Source excerpt:
START

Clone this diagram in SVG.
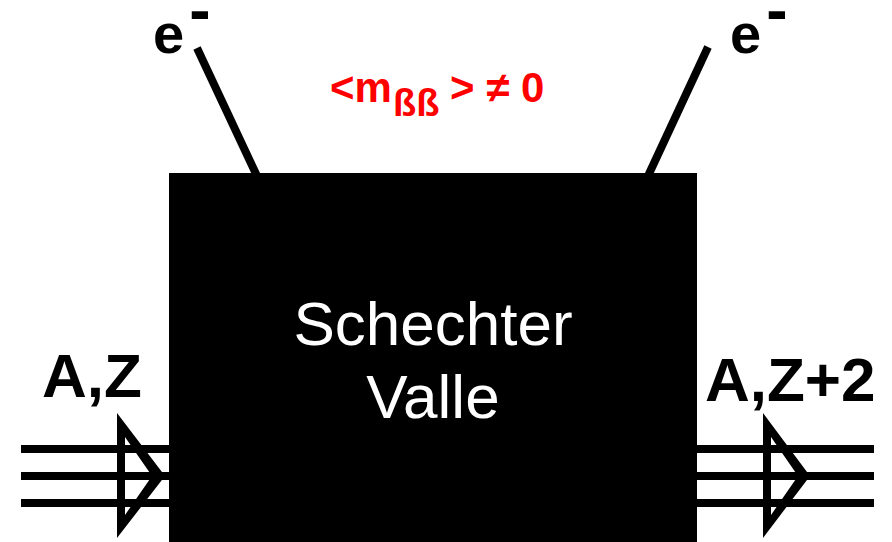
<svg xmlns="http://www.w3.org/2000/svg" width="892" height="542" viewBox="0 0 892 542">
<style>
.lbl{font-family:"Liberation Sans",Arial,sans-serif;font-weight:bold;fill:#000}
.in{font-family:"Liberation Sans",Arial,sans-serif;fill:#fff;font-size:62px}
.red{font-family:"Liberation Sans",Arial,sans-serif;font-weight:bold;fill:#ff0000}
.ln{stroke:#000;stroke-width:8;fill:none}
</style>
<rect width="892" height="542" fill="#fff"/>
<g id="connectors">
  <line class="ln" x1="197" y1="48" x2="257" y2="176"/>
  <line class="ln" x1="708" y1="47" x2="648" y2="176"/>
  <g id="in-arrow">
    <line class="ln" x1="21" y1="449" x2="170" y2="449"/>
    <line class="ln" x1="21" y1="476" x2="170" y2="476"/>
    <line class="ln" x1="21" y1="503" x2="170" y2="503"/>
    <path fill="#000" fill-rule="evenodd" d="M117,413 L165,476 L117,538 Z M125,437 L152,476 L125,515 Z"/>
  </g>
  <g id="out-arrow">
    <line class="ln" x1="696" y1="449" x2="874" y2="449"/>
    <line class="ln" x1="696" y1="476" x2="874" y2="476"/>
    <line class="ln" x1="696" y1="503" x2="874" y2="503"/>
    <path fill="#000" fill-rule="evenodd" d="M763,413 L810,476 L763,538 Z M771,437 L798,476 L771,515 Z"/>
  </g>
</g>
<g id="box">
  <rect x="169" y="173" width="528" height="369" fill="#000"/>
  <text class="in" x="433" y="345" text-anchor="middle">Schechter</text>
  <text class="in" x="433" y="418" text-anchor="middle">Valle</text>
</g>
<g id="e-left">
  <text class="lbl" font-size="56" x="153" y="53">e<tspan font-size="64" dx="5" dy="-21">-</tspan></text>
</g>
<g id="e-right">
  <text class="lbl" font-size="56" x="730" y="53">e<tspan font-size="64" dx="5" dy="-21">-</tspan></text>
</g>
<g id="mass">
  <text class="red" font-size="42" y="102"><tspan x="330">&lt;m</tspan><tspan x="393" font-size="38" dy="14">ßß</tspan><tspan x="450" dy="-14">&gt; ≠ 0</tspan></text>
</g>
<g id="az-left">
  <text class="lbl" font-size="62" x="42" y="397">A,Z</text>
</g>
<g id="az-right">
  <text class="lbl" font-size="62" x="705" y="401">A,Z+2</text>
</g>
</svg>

END

Written instruction:
Write the listing above out again exactly, dropping each image.

Answer to the problem:
Clone this diagram in SVG.
<svg xmlns="http://www.w3.org/2000/svg" width="892" height="542" viewBox="0 0 892 542">
<style>
.lbl{font-family:"Liberation Sans",Arial,sans-serif;font-weight:bold;fill:#000}
.in{font-family:"Liberation Sans",Arial,sans-serif;fill:#fff;font-size:62px}
.red{font-family:"Liberation Sans",Arial,sans-serif;font-weight:bold;fill:#ff0000}
.ln{stroke:#000;stroke-width:8;fill:none}
</style>
<rect width="892" height="542" fill="#fff"/>
<g id="connectors">
  <line class="ln" x1="197" y1="48" x2="257" y2="176"/>
  <line class="ln" x1="708" y1="47" x2="648" y2="176"/>
  <g id="in-arrow">
    <line class="ln" x1="21" y1="449" x2="170" y2="449"/>
    <line class="ln" x1="21" y1="476" x2="170" y2="476"/>
    <line class="ln" x1="21" y1="503" x2="170" y2="503"/>
    <path fill="#000" fill-rule="evenodd" d="M117,413 L165,476 L117,538 Z M125,437 L152,476 L125,515 Z"/>
  </g>
  <g id="out-arrow">
    <line class="ln" x1="696" y1="449" x2="874" y2="449"/>
    <line class="ln" x1="696" y1="476" x2="874" y2="476"/>
    <line class="ln" x1="696" y1="503" x2="874" y2="503"/>
    <path fill="#000" fill-rule="evenodd" d="M763,413 L810,476 L763,538 Z M771,437 L798,476 L771,515 Z"/>
  </g>
</g>
<g id="box">
  <rect x="169" y="173" width="528" height="369" fill="#000"/>
  <text class="in" x="433" y="345" text-anchor="middle">Schechter</text>
  <text class="in" x="433" y="418" text-anchor="middle">Valle</text>
</g>
<g id="e-left">
  <text class="lbl" font-size="56" x="153" y="53">e<tspan font-size="64" dx="5" dy="-21">-</tspan></text>
</g>
<g id="e-right">
  <text class="lbl" font-size="56" x="730" y="53">e<tspan font-size="64" dx="5" dy="-21">-</tspan></text>
</g>
<g id="mass">
  <text class="red" font-size="42" y="102"><tspan x="330">&lt;m</tspan><tspan x="393" font-size="38" dy="14">ßß</tspan><tspan x="450" dy="-14">&gt; ≠ 0</tspan></text>
</g>
<g id="az-left">
  <text class="lbl" font-size="62" x="42" y="397">A,Z</text>
</g>
<g id="az-right">
  <text class="lbl" font-size="62" x="705" y="401">A,Z+2</text>
</g>
</svg>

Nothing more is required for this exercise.